■ Stored records:
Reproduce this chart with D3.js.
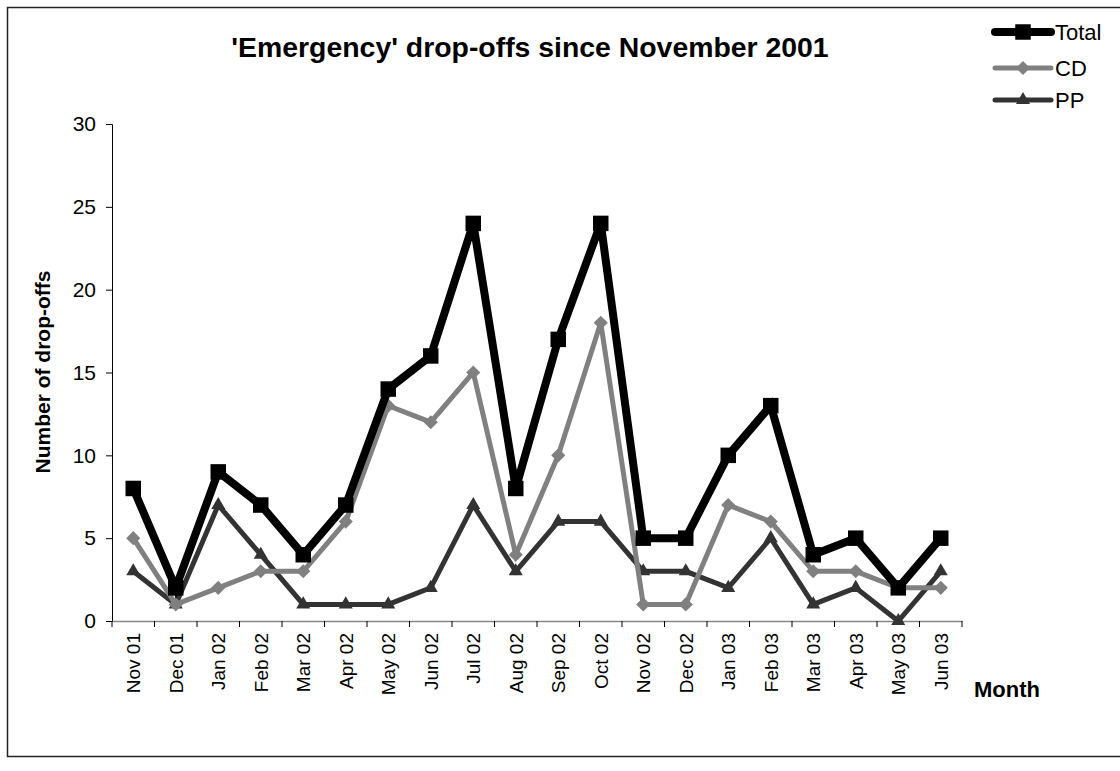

--

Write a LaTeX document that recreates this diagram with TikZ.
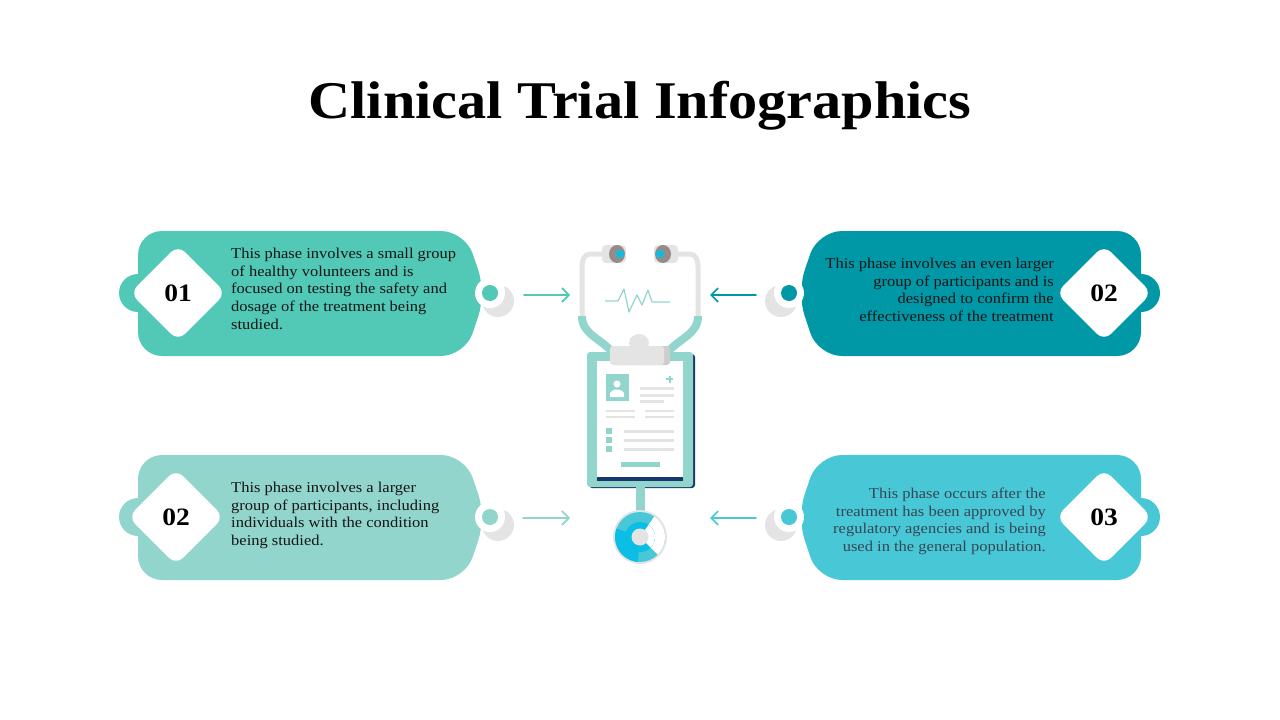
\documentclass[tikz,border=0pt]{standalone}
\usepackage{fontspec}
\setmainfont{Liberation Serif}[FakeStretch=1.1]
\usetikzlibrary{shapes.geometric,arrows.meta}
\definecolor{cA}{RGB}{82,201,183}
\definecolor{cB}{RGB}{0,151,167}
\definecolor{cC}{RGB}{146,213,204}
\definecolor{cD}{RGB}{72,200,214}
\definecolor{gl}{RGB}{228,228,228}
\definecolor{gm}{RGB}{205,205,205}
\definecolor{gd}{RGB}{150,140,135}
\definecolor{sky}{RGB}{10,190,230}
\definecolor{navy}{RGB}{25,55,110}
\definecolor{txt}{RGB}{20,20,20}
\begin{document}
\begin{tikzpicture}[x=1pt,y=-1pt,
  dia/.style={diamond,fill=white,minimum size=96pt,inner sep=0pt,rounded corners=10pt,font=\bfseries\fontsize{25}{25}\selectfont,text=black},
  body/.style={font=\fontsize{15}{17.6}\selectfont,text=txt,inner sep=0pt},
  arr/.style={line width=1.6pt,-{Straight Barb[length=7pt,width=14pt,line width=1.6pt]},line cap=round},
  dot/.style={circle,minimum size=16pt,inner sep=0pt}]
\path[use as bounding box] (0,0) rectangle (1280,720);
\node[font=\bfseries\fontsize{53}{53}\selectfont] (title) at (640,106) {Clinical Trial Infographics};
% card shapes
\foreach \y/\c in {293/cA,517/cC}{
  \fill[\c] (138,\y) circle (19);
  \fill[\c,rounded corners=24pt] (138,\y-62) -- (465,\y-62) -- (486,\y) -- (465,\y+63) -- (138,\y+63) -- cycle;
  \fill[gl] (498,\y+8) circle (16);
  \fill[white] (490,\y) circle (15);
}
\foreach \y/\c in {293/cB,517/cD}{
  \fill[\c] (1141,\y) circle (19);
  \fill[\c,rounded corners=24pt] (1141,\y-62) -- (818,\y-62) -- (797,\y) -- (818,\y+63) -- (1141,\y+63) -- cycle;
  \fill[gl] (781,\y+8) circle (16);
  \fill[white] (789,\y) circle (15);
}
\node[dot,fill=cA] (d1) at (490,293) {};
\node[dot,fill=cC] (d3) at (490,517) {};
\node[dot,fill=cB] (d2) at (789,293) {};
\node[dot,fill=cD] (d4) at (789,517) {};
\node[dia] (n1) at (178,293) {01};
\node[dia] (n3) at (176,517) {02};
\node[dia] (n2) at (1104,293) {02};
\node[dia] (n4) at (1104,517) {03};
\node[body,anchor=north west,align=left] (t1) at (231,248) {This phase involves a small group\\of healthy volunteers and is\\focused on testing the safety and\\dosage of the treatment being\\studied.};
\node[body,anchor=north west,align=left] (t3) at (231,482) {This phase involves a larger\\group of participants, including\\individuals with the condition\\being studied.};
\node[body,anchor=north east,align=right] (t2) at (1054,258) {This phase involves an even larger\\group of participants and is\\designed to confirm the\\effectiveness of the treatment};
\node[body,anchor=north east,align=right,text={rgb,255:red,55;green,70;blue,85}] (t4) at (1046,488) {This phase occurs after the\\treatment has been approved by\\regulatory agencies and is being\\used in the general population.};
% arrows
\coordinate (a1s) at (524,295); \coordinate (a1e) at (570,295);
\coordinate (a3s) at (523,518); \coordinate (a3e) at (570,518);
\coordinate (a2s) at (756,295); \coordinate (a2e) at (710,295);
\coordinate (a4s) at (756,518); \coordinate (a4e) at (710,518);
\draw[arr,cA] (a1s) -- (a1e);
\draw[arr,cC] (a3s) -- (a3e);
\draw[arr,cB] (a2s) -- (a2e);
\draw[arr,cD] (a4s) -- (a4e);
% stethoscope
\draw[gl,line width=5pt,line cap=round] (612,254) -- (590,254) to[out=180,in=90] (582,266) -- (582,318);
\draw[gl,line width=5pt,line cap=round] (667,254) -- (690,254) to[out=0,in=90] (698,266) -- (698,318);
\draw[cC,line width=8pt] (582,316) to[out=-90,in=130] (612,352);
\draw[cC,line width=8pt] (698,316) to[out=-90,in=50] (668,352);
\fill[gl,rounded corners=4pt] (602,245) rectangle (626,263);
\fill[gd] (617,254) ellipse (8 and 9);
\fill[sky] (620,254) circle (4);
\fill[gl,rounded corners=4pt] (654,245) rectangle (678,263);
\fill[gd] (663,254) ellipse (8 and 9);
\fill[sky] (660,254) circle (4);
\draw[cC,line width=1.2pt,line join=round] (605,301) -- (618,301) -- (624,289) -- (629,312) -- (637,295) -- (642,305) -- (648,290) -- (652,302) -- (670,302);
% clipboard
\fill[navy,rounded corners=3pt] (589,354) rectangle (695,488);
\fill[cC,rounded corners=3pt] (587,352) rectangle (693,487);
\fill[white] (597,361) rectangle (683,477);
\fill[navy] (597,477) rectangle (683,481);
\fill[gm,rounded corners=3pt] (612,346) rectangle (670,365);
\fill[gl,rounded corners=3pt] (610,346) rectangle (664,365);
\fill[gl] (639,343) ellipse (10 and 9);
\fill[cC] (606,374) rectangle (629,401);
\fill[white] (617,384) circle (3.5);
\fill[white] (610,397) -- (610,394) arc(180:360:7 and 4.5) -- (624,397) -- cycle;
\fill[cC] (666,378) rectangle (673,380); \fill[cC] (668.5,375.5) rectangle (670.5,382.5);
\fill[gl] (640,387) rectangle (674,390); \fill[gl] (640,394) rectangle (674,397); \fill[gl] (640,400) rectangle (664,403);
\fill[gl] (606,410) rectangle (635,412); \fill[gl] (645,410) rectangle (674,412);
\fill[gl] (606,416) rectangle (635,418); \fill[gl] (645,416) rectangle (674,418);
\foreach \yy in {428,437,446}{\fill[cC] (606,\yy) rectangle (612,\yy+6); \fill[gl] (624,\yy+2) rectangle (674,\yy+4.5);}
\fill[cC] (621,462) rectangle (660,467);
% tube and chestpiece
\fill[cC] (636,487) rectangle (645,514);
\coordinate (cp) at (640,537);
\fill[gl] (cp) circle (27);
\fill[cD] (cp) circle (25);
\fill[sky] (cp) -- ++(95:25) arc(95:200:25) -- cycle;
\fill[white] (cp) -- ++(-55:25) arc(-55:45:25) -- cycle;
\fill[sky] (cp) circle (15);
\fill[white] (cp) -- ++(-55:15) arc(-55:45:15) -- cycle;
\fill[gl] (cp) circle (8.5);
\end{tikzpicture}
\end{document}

■ What you need to do: Return every line above in which the string "with" occurs.

■ Result below:
Reproduce this chart with D3.js.
Write a LaTeX document that recreates this diagram with TikZ.
\node[body,anchor=north west,align=left] (t3) at (231,482) {This phase involves a larger\\group of participants, including\\individuals with the condition\\being studied.};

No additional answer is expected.